München. Mit “Das Leben der Eichhörnchen“ kann sich Josef H. Reichholf sicher sein, auf eine breite Leserschaft zu treffen. Die dürfte sich allerdings etwas wundern, dass der lustige Nager gleich die halbe Verwandtschaft mitbringt.

Eichhörnchen mag jeder. Noch dazu ist das Nagetier längst zum Stadtbewohner geworden.

"Den Eichhörnchen geht es gegenwärtig in den Städten weit besser als draußen in den Wäldern", schreibt der Autor Josef H. Reichholf. Und nicht nur das: "Sie sind ziemlich frei und flexibel. Das macht sie über ihr nettes Wesen hinaus so interessant."

Reichholf ist offensichtlich ebenfalls Fan. Als ehemaliger Leiter der Zoologischen Staatssammlung München analysiert er ganz nüchtern, warum die meisten Menschen Eichhörnchen niedlich finden: rundes Gesicht mit großen Augen, buschiger Schwanz, Vorderpfoten wie Hände. Seine Erläuterungen zu Ernährung, Lebensdauer, Energiehaushalt, Vermehrung, Nestbau etc. geben interessante Hinweise für den nächsten Wald- oder Parkspaziergang. Vergleiche mit anderen Arten helfen zur Einordnung.

Mit einem weitverbreiteten Mythos räumt Reichholf quasi im Vorübergehen auf: "Es weiß, wo es Nüsse oder Eicheln versteckt hat." Demnach ist es also nicht so, dass die Tiere ihre eigenen Vorratslager vergessen und den Winter nur überleben, weil sie über die Verstecke ihrer Artgenossen stolpern. Dafür spricht auch die gegenseitige Abneigung: "Eichhörnchen mögen einander bei Weitem nicht so sehr, wie wir meinen möchten, weil sie so nett aussehen."

Ausführlich und kritisch analysierend ist das Kapitel über Grauhörnchen. Der eingebürgerten, nordamerikanischen Variante wird hierzulande gerne nachgesagt, sie würde "unser" europäisches, rotes Eichhörnchen verdrängen. Laut Reichholf ist dieser Wettbewerb keinesfalls bereits entschieden, selbst wenn der US-Import durch Größe und Gewicht auf den ersten Blick die besseren Voraussetzungen hat: "Das Grauhörnchen ist kein Musterbeispiel für eine fremde Art, die eine heimische gefährdet und verdrängt."

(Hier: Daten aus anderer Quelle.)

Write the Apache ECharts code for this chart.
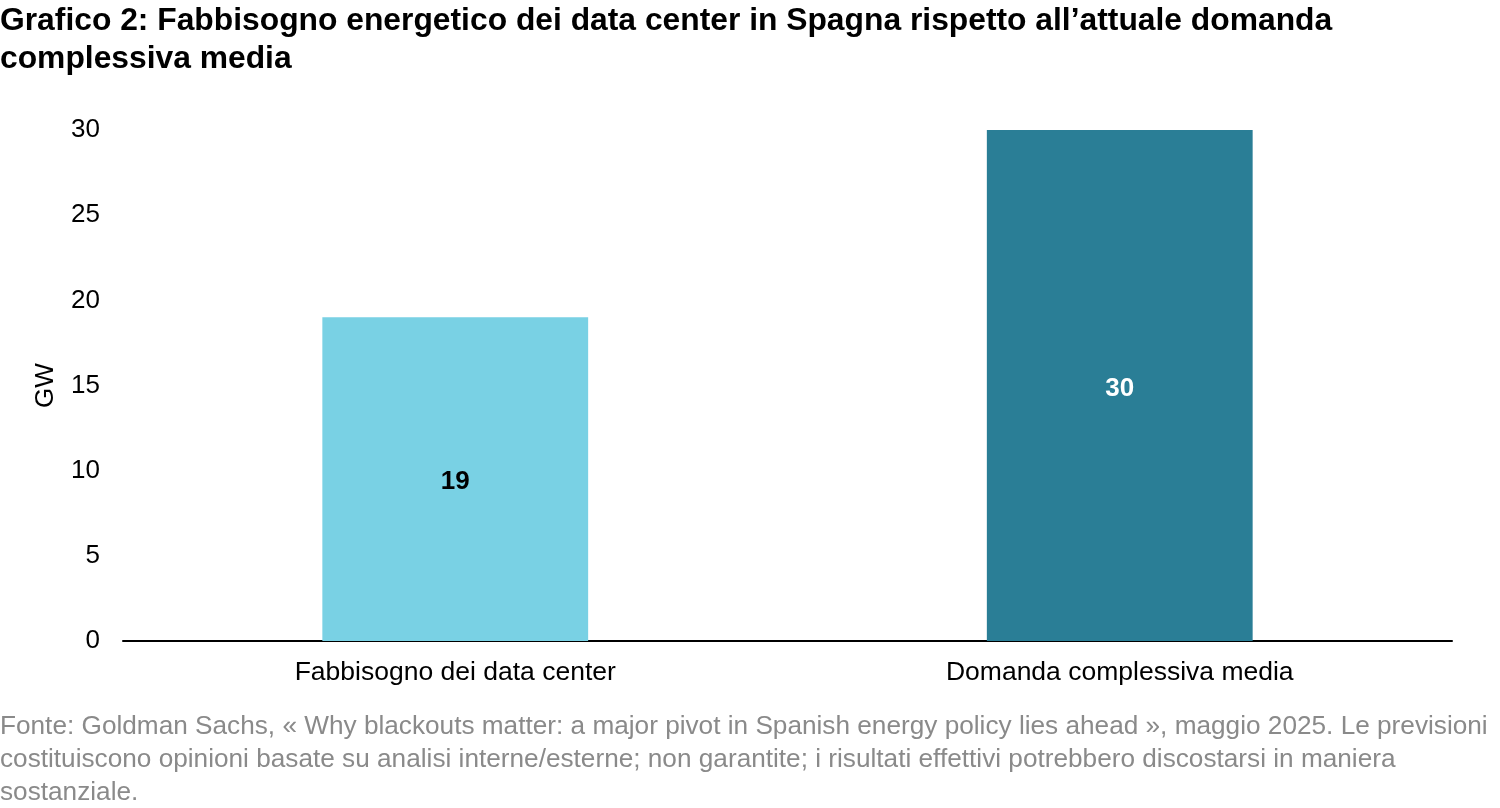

So weit, so interessant. Das Problem: Trotz aller Detailfreude trägt das Thema keine 200 Seiten. Vermutlich auch deshalb führt Reichholf alles an, was nicht bei drei auf dem Baum ist. Große Teile des Buchs sind der "Eichhörnchen-Verwandtschaft" wie Biber und Siebenschläfer gewidmet.

Das mag für Hobbybiologen interessant sein, der gemeine "Squirrel-Spotter" fragt sich jedoch, warum in "Das Leben der Eichhörnchen" über 30 Seiten lang das Leben des Siebenschläferbabys "Schmurksi" erzählt wird. Das Tierjunge wurde einst von der Familie des Autors großgezogen. Zitat: "Schmurksi spielte viel." Selbst wenn Siebenschläfer laut Reichholf die "Nachtausgabe des Eichhörnchens" sind - man will doch auch nicht in einem Hundebuch seitenlange Berichte über die Aufzucht von Kojotenbabys lesen.

"Das Leben der Eichhörnchen" ist das klassische Geschenkbuch: populäres Thema, nicht zu dick, ansprechendes Design. Und wer sich nicht an weitschweifigen Vergleichen und rührenden Geschichten über tierische Pflegekinder stört, findet die ideale Lektüre für die Fensterbank mit Blick auf den nächsten Baum. Kleiner Tipp: Aufs Fenstersims ruhig ein paar Nüsse legen, Eichhörnchen können beileibe nicht nur Baumstämme hochklettern.

- Josef H. Reichholf: Das Leben der Eichhörnchen, Hanser Verlag, 224 Seiten mit Illustrationen und Register, 20,00 Euro, ISBN 978-3-446-26407-6.